> [EXERCISE] Tell how many lines in the data below hold the string "this"; give nothing but the number.

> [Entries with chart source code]
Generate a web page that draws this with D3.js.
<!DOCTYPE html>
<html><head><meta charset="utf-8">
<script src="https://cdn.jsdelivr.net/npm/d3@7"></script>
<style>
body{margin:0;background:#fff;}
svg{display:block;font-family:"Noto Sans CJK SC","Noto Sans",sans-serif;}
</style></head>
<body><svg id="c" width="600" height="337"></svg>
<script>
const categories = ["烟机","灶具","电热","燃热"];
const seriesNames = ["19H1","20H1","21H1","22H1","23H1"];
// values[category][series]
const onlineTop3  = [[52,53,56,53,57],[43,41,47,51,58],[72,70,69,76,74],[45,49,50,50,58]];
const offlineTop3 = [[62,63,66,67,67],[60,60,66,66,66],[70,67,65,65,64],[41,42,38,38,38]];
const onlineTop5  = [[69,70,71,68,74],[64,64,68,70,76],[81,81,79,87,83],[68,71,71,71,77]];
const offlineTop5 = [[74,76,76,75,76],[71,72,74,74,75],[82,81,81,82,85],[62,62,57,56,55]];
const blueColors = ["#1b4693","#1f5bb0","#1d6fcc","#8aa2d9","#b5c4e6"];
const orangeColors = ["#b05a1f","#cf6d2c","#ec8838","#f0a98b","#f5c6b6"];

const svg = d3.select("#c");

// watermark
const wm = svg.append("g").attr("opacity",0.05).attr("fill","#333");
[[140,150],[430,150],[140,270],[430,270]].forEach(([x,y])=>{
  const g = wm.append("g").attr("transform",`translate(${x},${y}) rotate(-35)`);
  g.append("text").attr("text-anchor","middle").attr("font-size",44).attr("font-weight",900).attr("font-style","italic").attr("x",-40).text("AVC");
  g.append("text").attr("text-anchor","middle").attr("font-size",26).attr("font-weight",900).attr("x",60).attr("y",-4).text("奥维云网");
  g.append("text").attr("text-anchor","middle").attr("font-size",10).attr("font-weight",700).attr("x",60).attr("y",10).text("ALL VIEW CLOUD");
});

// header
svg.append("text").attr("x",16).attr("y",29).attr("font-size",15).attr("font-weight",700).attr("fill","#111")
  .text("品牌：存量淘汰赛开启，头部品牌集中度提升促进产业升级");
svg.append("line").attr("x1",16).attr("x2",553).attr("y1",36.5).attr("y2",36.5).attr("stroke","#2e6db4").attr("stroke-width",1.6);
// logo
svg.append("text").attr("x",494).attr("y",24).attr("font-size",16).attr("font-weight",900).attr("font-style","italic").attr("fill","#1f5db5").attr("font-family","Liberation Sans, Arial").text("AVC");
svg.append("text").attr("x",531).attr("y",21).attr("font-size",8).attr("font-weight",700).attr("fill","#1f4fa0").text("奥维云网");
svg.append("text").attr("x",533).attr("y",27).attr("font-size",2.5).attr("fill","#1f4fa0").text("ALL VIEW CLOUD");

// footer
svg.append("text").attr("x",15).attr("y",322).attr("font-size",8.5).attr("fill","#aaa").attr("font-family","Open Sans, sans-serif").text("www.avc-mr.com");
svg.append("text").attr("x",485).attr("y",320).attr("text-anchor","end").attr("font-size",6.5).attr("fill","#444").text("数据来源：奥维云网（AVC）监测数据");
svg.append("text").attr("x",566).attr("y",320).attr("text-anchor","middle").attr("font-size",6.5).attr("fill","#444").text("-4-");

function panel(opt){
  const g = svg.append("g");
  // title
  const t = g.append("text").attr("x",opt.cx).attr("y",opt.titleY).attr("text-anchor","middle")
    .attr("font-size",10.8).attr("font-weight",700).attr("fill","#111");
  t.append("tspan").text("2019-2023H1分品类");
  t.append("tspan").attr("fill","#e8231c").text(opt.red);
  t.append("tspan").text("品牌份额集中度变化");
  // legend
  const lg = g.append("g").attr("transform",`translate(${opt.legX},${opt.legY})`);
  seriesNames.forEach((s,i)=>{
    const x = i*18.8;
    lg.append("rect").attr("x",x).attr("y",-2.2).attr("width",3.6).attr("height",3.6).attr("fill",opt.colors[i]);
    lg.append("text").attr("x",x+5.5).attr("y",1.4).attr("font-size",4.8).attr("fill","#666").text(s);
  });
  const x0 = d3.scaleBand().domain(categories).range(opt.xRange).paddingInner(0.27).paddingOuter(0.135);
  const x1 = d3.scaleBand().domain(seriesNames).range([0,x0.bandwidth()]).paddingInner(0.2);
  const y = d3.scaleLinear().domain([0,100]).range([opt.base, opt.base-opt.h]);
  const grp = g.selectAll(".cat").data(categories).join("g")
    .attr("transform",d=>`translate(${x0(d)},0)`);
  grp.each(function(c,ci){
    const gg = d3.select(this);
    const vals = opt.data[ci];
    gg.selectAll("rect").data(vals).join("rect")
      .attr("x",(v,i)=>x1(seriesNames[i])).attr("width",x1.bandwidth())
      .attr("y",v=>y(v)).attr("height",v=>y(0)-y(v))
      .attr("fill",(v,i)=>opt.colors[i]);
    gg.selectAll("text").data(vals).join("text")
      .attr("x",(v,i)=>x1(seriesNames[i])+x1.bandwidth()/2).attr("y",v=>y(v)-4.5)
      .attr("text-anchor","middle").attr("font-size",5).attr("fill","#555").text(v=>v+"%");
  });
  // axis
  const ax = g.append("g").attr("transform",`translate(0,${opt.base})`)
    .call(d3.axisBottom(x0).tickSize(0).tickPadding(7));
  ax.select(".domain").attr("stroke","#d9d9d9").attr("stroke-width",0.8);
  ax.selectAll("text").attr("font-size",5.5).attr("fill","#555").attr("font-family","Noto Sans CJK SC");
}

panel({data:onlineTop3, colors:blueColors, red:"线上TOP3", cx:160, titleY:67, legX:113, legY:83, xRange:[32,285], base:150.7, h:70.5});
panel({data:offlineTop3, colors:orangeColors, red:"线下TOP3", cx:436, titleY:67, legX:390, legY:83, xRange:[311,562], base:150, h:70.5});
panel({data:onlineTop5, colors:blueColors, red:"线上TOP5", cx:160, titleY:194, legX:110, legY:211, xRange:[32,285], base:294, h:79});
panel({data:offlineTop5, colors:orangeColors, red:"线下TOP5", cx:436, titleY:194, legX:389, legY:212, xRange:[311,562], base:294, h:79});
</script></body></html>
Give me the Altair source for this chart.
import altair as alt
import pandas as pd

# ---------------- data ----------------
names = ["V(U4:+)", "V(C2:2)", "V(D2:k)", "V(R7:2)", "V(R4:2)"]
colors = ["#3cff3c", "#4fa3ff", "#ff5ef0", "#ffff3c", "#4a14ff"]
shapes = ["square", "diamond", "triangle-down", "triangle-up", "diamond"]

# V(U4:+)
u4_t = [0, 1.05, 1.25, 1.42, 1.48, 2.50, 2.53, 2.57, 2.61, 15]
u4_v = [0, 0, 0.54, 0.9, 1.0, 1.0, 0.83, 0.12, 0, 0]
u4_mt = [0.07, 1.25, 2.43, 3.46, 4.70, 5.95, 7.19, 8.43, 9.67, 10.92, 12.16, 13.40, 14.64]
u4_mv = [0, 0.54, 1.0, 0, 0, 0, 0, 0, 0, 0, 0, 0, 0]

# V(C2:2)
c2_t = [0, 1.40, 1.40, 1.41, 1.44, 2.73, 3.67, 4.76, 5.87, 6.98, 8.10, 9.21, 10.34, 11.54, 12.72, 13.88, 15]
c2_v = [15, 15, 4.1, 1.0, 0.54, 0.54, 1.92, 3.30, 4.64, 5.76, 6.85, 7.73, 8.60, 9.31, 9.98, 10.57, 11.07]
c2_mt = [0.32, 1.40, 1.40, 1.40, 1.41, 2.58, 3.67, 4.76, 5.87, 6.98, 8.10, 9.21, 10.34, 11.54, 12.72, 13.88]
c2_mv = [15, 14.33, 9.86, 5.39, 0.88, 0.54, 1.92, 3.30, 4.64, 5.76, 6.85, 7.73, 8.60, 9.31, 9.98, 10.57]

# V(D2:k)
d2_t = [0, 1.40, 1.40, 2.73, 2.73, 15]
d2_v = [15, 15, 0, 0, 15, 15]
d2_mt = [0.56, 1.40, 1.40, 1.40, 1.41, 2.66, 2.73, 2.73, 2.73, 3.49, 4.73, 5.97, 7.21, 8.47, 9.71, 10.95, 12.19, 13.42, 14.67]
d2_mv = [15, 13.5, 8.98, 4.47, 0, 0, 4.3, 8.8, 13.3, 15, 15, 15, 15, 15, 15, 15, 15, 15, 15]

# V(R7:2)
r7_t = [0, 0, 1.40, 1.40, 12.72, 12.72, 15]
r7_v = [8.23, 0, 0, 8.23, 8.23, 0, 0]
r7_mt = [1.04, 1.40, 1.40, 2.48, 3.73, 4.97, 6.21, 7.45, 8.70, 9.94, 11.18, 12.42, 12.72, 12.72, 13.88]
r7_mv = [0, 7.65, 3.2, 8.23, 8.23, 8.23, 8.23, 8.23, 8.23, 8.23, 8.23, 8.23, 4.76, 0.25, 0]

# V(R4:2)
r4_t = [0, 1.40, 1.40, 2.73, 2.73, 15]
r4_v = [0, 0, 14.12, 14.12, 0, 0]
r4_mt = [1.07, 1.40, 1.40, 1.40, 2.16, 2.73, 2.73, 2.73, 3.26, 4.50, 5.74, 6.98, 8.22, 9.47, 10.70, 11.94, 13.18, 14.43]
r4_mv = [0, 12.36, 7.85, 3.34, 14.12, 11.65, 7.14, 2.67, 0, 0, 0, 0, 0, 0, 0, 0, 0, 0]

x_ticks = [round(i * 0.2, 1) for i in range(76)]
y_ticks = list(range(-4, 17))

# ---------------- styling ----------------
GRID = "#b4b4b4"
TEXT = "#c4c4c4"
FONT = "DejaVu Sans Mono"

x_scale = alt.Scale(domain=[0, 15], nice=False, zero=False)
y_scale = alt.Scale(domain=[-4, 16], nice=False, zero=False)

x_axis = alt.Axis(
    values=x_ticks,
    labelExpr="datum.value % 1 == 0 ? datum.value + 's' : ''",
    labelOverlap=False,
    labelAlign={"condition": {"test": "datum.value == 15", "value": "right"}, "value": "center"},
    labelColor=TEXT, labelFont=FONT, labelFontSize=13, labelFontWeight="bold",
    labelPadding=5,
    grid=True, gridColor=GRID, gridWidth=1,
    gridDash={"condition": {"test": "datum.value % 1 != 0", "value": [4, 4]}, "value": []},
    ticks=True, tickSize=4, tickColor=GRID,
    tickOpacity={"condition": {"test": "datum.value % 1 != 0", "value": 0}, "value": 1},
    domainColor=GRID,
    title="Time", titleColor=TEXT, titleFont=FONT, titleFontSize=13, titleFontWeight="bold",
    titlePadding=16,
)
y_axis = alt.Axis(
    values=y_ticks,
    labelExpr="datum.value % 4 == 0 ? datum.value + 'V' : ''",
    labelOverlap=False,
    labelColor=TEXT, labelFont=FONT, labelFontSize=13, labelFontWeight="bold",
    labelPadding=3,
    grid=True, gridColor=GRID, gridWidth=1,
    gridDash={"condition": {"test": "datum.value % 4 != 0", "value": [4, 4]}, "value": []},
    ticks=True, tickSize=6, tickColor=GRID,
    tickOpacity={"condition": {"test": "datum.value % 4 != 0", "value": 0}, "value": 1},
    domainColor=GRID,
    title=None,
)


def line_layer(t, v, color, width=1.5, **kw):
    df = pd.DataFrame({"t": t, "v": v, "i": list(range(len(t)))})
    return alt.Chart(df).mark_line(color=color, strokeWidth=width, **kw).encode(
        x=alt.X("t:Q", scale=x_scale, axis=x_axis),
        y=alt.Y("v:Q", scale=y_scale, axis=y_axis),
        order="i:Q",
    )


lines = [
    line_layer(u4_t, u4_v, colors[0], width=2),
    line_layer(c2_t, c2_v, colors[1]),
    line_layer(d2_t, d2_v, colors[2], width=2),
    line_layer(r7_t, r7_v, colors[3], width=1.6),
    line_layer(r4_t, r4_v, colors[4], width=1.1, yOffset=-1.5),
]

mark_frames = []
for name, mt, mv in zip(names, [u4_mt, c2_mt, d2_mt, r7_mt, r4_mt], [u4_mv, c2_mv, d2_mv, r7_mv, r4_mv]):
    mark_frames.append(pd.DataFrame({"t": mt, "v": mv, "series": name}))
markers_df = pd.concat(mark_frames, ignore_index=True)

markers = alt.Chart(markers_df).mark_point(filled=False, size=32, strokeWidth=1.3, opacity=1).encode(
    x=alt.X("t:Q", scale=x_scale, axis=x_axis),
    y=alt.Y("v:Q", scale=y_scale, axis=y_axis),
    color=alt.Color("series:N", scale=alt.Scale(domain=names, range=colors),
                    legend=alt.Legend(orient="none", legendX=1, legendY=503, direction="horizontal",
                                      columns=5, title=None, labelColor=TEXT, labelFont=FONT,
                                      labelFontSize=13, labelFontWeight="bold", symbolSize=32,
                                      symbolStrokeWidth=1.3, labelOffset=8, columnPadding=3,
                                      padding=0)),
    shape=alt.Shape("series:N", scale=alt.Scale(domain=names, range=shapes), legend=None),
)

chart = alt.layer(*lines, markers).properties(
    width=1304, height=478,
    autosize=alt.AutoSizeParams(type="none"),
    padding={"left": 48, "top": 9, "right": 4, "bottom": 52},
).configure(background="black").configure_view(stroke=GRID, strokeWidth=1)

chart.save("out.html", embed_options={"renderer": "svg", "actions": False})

> [WRITTEN RESPONSE] 3